● To be done:
All of the data should be output character for character, except the pictures.

####################

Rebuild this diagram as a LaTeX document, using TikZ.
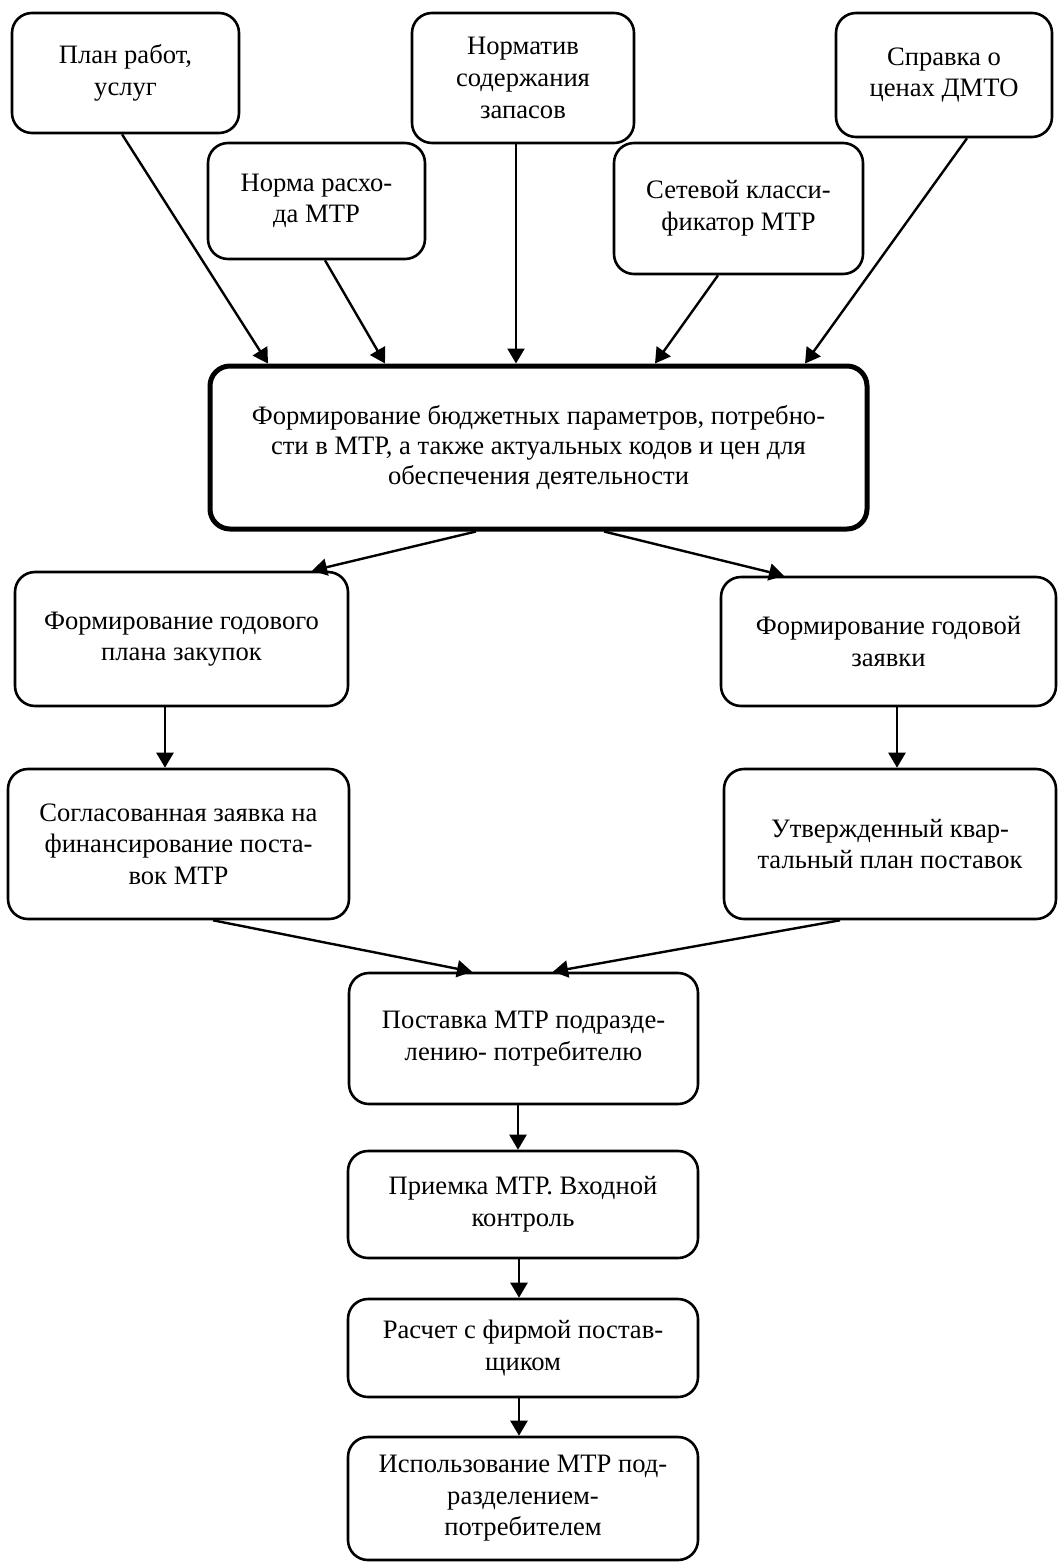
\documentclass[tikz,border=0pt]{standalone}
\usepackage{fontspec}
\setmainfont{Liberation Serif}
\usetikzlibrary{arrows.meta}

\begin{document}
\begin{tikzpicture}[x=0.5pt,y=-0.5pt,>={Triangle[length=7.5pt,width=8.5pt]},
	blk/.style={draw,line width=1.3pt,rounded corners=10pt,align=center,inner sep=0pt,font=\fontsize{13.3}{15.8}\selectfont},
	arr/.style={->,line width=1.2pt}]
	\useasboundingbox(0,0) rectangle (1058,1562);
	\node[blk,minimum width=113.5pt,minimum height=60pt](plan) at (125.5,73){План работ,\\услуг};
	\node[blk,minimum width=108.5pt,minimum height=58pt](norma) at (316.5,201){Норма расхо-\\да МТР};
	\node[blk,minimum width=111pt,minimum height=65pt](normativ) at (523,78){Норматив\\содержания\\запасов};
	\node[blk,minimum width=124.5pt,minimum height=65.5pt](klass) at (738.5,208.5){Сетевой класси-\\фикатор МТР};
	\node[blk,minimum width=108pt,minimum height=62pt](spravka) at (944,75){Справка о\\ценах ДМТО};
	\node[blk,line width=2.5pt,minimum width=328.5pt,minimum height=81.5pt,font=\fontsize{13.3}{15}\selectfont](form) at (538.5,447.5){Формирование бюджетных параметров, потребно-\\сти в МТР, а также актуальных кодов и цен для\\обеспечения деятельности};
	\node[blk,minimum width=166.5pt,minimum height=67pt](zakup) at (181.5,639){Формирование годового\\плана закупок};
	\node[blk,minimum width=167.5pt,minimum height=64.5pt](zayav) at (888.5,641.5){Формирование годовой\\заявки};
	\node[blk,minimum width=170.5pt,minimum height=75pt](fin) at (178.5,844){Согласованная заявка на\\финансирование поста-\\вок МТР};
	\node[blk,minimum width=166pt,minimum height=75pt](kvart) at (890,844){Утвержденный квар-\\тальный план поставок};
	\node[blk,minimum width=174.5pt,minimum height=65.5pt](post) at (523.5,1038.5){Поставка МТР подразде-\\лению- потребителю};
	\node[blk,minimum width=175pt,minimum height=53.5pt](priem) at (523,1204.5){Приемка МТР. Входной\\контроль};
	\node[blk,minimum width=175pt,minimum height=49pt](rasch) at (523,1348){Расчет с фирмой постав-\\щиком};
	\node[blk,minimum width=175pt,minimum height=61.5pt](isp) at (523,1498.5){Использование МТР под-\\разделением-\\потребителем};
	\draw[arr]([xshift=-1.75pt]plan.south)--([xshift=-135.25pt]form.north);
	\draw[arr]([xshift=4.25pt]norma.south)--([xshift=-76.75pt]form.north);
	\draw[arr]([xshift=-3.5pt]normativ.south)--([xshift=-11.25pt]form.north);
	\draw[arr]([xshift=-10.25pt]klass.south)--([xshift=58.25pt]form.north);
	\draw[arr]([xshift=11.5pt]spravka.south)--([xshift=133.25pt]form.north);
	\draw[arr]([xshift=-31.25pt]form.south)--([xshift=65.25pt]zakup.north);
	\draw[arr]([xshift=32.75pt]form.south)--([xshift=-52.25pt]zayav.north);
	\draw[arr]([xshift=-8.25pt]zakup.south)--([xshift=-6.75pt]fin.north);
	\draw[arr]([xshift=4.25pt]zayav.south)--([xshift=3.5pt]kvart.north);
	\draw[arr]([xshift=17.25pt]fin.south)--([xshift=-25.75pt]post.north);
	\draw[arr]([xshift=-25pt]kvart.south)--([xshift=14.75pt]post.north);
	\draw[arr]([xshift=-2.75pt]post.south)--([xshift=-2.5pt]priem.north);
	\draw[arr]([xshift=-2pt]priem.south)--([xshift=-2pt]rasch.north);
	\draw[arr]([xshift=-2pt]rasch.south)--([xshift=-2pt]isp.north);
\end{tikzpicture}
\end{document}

####################

● Output:
Rebuild this diagram as a LaTeX document, using TikZ.
\documentclass[tikz,border=0pt]{standalone}
\usepackage{fontspec}
\setmainfont{Liberation Serif}
\usetikzlibrary{arrows.meta}

\begin{document}
\begin{tikzpicture}[x=0.5pt,y=-0.5pt,>={Triangle[length=7.5pt,width=8.5pt]},
	blk/.style={draw,line width=1.3pt,rounded corners=10pt,align=center,inner sep=0pt,font=\fontsize{13.3}{15.8}\selectfont},
	arr/.style={->,line width=1.2pt}]
	\useasboundingbox(0,0) rectangle (1058,1562);
	\node[blk,minimum width=113.5pt,minimum height=60pt](plan) at (125.5,73){План работ,\\услуг};
	\node[blk,minimum width=108.5pt,minimum height=58pt](norma) at (316.5,201){Норма расхо-\\да МТР};
	\node[blk,minimum width=111pt,minimum height=65pt](normativ) at (523,78){Норматив\\содержания\\запасов};
	\node[blk,minimum width=124.5pt,minimum height=65.5pt](klass) at (738.5,208.5){Сетевой класси-\\фикатор МТР};
	\node[blk,minimum width=108pt,minimum height=62pt](spravka) at (944,75){Справка о\\ценах ДМТО};
	\node[blk,line width=2.5pt,minimum width=328.5pt,minimum height=81.5pt,font=\fontsize{13.3}{15}\selectfont](form) at (538.5,447.5){Формирование бюджетных параметров, потребно-\\сти в МТР, а также актуальных кодов и цен для\\обеспечения деятельности};
	\node[blk,minimum width=166.5pt,minimum height=67pt](zakup) at (181.5,639){Формирование годового\\плана закупок};
	\node[blk,minimum width=167.5pt,minimum height=64.5pt](zayav) at (888.5,641.5){Формирование годовой\\заявки};
	\node[blk,minimum width=170.5pt,minimum height=75pt](fin) at (178.5,844){Согласованная заявка на\\финансирование поста-\\вок МТР};
	\node[blk,minimum width=166pt,minimum height=75pt](kvart) at (890,844){Утвержденный квар-\\тальный план поставок};
	\node[blk,minimum width=174.5pt,minimum height=65.5pt](post) at (523.5,1038.5){Поставка МТР подразде-\\лению- потребителю};
	\node[blk,minimum width=175pt,minimum height=53.5pt](priem) at (523,1204.5){Приемка МТР. Входной\\контроль};
	\node[blk,minimum width=175pt,minimum height=49pt](rasch) at (523,1348){Расчет с фирмой постав-\\щиком};
	\node[blk,minimum width=175pt,minimum height=61.5pt](isp) at (523,1498.5){Использование МТР под-\\разделением-\\потребителем};
	\draw[arr]([xshift=-1.75pt]plan.south)--([xshift=-135.25pt]form.north);
	\draw[arr]([xshift=4.25pt]norma.south)--([xshift=-76.75pt]form.north);
	\draw[arr]([xshift=-3.5pt]normativ.south)--([xshift=-11.25pt]form.north);
	\draw[arr]([xshift=-10.25pt]klass.south)--([xshift=58.25pt]form.north);
	\draw[arr]([xshift=11.5pt]spravka.south)--([xshift=133.25pt]form.north);
	\draw[arr]([xshift=-31.25pt]form.south)--([xshift=65.25pt]zakup.north);
	\draw[arr]([xshift=32.75pt]form.south)--([xshift=-52.25pt]zayav.north);
	\draw[arr]([xshift=-8.25pt]zakup.south)--([xshift=-6.75pt]fin.north);
	\draw[arr]([xshift=4.25pt]zayav.south)--([xshift=3.5pt]kvart.north);
	\draw[arr]([xshift=17.25pt]fin.south)--([xshift=-25.75pt]post.north);
	\draw[arr]([xshift=-25pt]kvart.south)--([xshift=14.75pt]post.north);
	\draw[arr]([xshift=-2.75pt]post.south)--([xshift=-2.5pt]priem.north);
	\draw[arr]([xshift=-2pt]priem.south)--([xshift=-2pt]rasch.north);
	\draw[arr]([xshift=-2pt]rasch.south)--([xshift=-2pt]isp.north);
\end{tikzpicture}
\end{document}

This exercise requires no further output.